Please transcribe the data below exactly. Leave the pictures out.

╭──

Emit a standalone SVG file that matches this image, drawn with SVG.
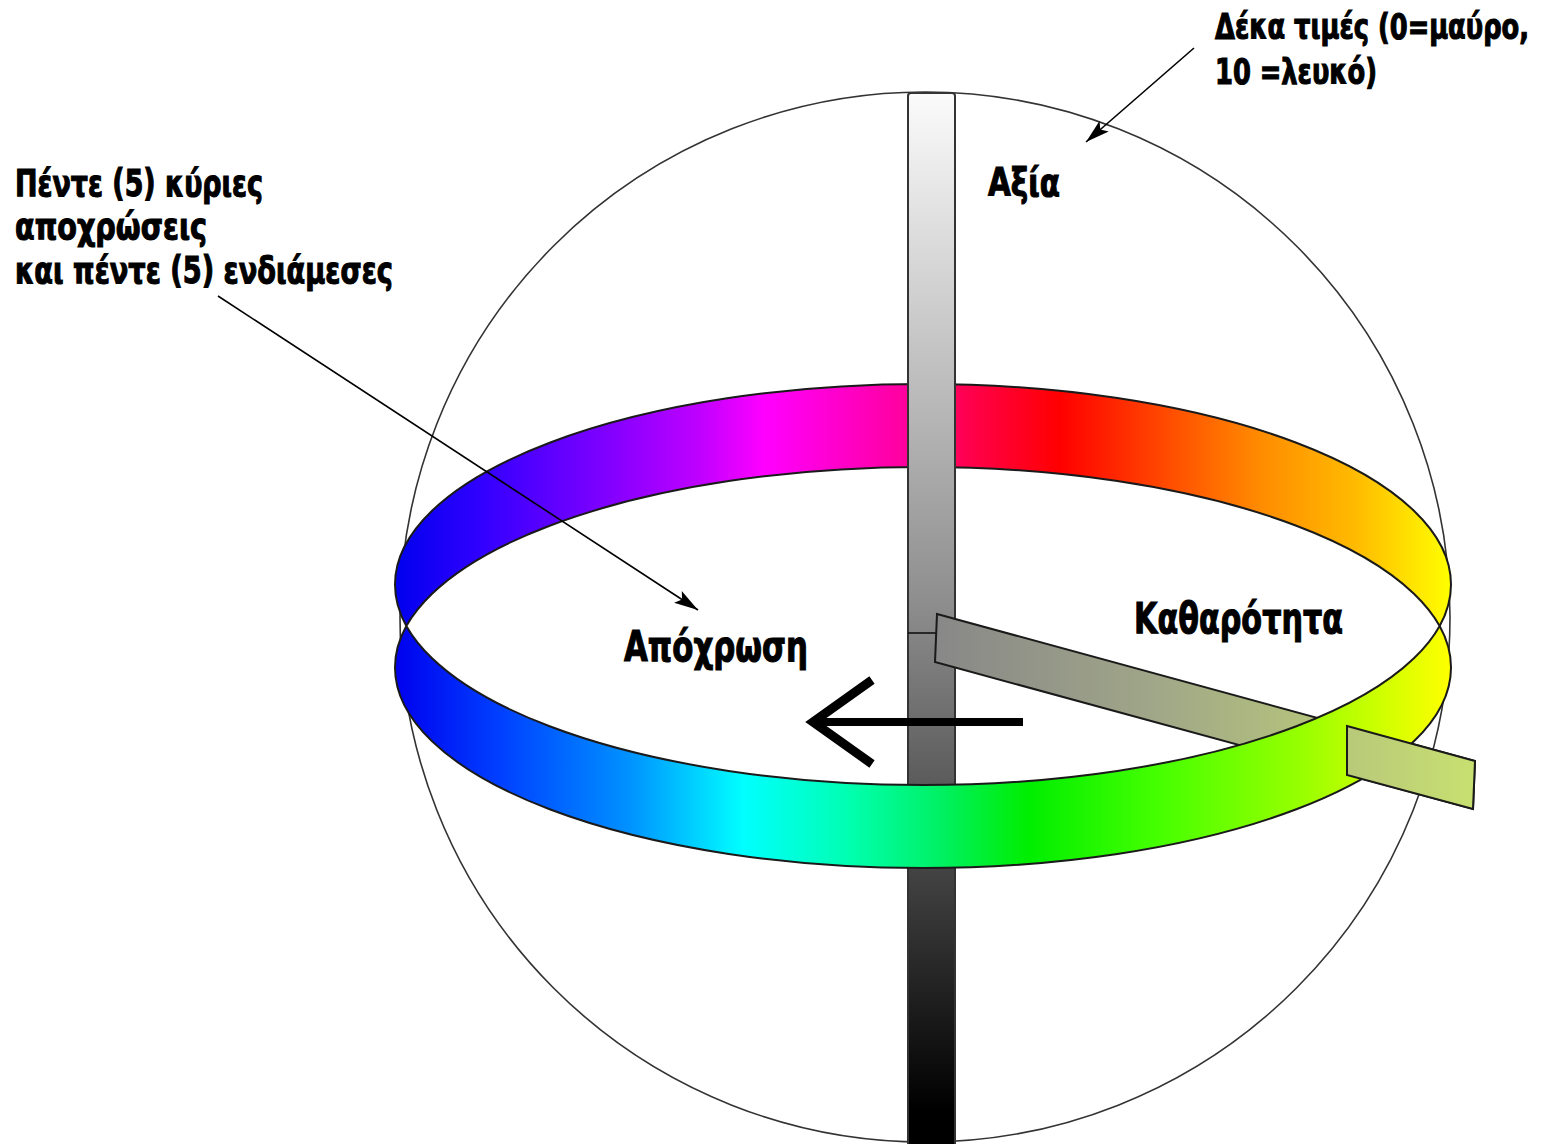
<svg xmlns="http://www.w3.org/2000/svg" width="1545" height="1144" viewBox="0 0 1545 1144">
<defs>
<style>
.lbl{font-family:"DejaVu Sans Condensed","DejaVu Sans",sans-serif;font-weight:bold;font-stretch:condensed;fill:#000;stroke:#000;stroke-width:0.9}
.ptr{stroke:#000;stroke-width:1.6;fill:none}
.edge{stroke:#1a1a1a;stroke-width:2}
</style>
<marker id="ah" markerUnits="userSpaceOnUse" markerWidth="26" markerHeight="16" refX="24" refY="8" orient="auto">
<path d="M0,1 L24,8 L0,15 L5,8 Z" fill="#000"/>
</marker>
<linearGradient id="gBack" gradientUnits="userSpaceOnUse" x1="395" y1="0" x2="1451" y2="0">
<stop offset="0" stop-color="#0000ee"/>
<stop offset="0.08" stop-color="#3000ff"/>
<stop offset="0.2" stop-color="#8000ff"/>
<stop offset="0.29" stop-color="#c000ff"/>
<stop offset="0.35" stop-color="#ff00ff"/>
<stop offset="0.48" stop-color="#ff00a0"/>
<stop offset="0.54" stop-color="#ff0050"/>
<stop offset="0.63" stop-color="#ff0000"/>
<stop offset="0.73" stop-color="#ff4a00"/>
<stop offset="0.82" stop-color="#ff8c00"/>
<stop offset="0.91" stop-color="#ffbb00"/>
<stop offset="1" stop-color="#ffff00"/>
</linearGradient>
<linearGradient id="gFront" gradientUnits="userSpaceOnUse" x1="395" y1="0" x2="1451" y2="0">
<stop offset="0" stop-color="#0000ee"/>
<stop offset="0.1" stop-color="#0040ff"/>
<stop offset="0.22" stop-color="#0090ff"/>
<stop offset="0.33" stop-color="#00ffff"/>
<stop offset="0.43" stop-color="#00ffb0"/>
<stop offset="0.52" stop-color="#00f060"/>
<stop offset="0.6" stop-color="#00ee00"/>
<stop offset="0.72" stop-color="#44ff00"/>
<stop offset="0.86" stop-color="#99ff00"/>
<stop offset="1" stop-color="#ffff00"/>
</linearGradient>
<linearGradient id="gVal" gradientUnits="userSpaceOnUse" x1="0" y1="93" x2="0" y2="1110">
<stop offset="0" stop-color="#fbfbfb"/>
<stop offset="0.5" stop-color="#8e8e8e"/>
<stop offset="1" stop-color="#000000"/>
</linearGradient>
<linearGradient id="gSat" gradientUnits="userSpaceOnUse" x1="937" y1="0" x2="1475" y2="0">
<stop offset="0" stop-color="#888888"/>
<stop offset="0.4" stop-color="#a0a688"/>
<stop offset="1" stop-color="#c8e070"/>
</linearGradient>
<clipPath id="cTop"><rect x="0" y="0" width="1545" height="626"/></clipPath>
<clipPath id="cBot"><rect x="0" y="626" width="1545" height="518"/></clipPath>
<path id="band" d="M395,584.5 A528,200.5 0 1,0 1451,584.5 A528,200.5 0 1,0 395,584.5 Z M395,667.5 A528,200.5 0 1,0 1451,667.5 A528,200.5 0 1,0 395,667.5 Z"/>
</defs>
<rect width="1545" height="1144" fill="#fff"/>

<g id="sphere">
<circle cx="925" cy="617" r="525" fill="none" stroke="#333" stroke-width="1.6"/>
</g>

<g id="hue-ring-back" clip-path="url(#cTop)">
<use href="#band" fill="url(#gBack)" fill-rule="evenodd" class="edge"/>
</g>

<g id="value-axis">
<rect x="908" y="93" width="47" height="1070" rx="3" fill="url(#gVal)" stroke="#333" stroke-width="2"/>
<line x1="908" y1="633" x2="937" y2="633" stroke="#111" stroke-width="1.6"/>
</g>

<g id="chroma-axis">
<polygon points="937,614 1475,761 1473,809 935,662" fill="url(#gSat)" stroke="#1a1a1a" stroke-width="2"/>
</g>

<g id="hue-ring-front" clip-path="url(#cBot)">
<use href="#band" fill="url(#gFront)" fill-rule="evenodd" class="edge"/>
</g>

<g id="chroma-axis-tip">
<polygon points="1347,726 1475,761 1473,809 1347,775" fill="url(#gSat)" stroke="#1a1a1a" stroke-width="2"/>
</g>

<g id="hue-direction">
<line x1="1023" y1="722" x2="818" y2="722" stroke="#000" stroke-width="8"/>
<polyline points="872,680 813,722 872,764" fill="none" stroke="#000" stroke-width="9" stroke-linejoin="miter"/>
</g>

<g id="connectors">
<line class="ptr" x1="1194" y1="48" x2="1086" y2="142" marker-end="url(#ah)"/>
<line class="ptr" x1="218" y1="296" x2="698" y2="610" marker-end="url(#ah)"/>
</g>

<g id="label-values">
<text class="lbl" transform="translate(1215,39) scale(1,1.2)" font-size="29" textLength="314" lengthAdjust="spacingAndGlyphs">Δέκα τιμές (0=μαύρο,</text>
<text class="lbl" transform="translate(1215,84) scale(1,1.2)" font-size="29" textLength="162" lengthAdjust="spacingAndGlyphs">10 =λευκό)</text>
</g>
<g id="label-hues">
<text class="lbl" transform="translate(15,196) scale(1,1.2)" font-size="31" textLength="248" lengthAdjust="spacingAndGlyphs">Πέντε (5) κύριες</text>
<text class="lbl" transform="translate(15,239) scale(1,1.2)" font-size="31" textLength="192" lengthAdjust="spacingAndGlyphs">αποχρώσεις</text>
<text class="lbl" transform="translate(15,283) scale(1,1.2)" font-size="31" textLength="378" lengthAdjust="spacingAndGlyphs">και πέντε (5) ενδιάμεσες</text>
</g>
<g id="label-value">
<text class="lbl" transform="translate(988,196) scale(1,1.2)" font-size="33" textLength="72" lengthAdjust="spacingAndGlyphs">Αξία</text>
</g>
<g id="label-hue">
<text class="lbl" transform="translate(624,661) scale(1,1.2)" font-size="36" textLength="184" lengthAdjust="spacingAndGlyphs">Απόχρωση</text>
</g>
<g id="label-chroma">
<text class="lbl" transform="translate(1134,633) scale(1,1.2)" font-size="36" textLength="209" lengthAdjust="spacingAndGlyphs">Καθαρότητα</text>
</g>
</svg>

╰──

SOLUTION TO THIS PROBLEM ::
Emit a standalone SVG file that matches this image, drawn with SVG.
<svg xmlns="http://www.w3.org/2000/svg" width="1545" height="1144" viewBox="0 0 1545 1144">
<defs>
<style>
.lbl{font-family:"DejaVu Sans Condensed","DejaVu Sans",sans-serif;font-weight:bold;font-stretch:condensed;fill:#000;stroke:#000;stroke-width:0.9}
.ptr{stroke:#000;stroke-width:1.6;fill:none}
.edge{stroke:#1a1a1a;stroke-width:2}
</style>
<marker id="ah" markerUnits="userSpaceOnUse" markerWidth="26" markerHeight="16" refX="24" refY="8" orient="auto">
<path d="M0,1 L24,8 L0,15 L5,8 Z" fill="#000"/>
</marker>
<linearGradient id="gBack" gradientUnits="userSpaceOnUse" x1="395" y1="0" x2="1451" y2="0">
<stop offset="0" stop-color="#0000ee"/>
<stop offset="0.08" stop-color="#3000ff"/>
<stop offset="0.2" stop-color="#8000ff"/>
<stop offset="0.29" stop-color="#c000ff"/>
<stop offset="0.35" stop-color="#ff00ff"/>
<stop offset="0.48" stop-color="#ff00a0"/>
<stop offset="0.54" stop-color="#ff0050"/>
<stop offset="0.63" stop-color="#ff0000"/>
<stop offset="0.73" stop-color="#ff4a00"/>
<stop offset="0.82" stop-color="#ff8c00"/>
<stop offset="0.91" stop-color="#ffbb00"/>
<stop offset="1" stop-color="#ffff00"/>
</linearGradient>
<linearGradient id="gFront" gradientUnits="userSpaceOnUse" x1="395" y1="0" x2="1451" y2="0">
<stop offset="0" stop-color="#0000ee"/>
<stop offset="0.1" stop-color="#0040ff"/>
<stop offset="0.22" stop-color="#0090ff"/>
<stop offset="0.33" stop-color="#00ffff"/>
<stop offset="0.43" stop-color="#00ffb0"/>
<stop offset="0.52" stop-color="#00f060"/>
<stop offset="0.6" stop-color="#00ee00"/>
<stop offset="0.72" stop-color="#44ff00"/>
<stop offset="0.86" stop-color="#99ff00"/>
<stop offset="1" stop-color="#ffff00"/>
</linearGradient>
<linearGradient id="gVal" gradientUnits="userSpaceOnUse" x1="0" y1="93" x2="0" y2="1110">
<stop offset="0" stop-color="#fbfbfb"/>
<stop offset="0.5" stop-color="#8e8e8e"/>
<stop offset="1" stop-color="#000000"/>
</linearGradient>
<linearGradient id="gSat" gradientUnits="userSpaceOnUse" x1="937" y1="0" x2="1475" y2="0">
<stop offset="0" stop-color="#888888"/>
<stop offset="0.4" stop-color="#a0a688"/>
<stop offset="1" stop-color="#c8e070"/>
</linearGradient>
<clipPath id="cTop"><rect x="0" y="0" width="1545" height="626"/></clipPath>
<clipPath id="cBot"><rect x="0" y="626" width="1545" height="518"/></clipPath>
<path id="band" d="M395,584.5 A528,200.5 0 1,0 1451,584.5 A528,200.5 0 1,0 395,584.5 Z M395,667.5 A528,200.5 0 1,0 1451,667.5 A528,200.5 0 1,0 395,667.5 Z"/>
</defs>
<rect width="1545" height="1144" fill="#fff"/>

<g id="sphere">
<circle cx="925" cy="617" r="525" fill="none" stroke="#333" stroke-width="1.6"/>
</g>

<g id="hue-ring-back" clip-path="url(#cTop)">
<use href="#band" fill="url(#gBack)" fill-rule="evenodd" class="edge"/>
</g>

<g id="value-axis">
<rect x="908" y="93" width="47" height="1070" rx="3" fill="url(#gVal)" stroke="#333" stroke-width="2"/>
<line x1="908" y1="633" x2="937" y2="633" stroke="#111" stroke-width="1.6"/>
</g>

<g id="chroma-axis">
<polygon points="937,614 1475,761 1473,809 935,662" fill="url(#gSat)" stroke="#1a1a1a" stroke-width="2"/>
</g>

<g id="hue-ring-front" clip-path="url(#cBot)">
<use href="#band" fill="url(#gFront)" fill-rule="evenodd" class="edge"/>
</g>

<g id="chroma-axis-tip">
<polygon points="1347,726 1475,761 1473,809 1347,775" fill="url(#gSat)" stroke="#1a1a1a" stroke-width="2"/>
</g>

<g id="hue-direction">
<line x1="1023" y1="722" x2="818" y2="722" stroke="#000" stroke-width="8"/>
<polyline points="872,680 813,722 872,764" fill="none" stroke="#000" stroke-width="9" stroke-linejoin="miter"/>
</g>

<g id="connectors">
<line class="ptr" x1="1194" y1="48" x2="1086" y2="142" marker-end="url(#ah)"/>
<line class="ptr" x1="218" y1="296" x2="698" y2="610" marker-end="url(#ah)"/>
</g>

<g id="label-values">
<text class="lbl" transform="translate(1215,39) scale(1,1.2)" font-size="29" textLength="314" lengthAdjust="spacingAndGlyphs">Δέκα τιμές (0=μαύρο,</text>
<text class="lbl" transform="translate(1215,84) scale(1,1.2)" font-size="29" textLength="162" lengthAdjust="spacingAndGlyphs">10 =λευκό)</text>
</g>
<g id="label-hues">
<text class="lbl" transform="translate(15,196) scale(1,1.2)" font-size="31" textLength="248" lengthAdjust="spacingAndGlyphs">Πέντε (5) κύριες</text>
<text class="lbl" transform="translate(15,239) scale(1,1.2)" font-size="31" textLength="192" lengthAdjust="spacingAndGlyphs">αποχρώσεις</text>
<text class="lbl" transform="translate(15,283) scale(1,1.2)" font-size="31" textLength="378" lengthAdjust="spacingAndGlyphs">και πέντε (5) ενδιάμεσες</text>
</g>
<g id="label-value">
<text class="lbl" transform="translate(988,196) scale(1,1.2)" font-size="33" textLength="72" lengthAdjust="spacingAndGlyphs">Αξία</text>
</g>
<g id="label-hue">
<text class="lbl" transform="translate(624,661) scale(1,1.2)" font-size="36" textLength="184" lengthAdjust="spacingAndGlyphs">Απόχρωση</text>
</g>
<g id="label-chroma">
<text class="lbl" transform="translate(1134,633) scale(1,1.2)" font-size="36" textLength="209" lengthAdjust="spacingAndGlyphs">Καθαρότητα</text>
</g>
</svg>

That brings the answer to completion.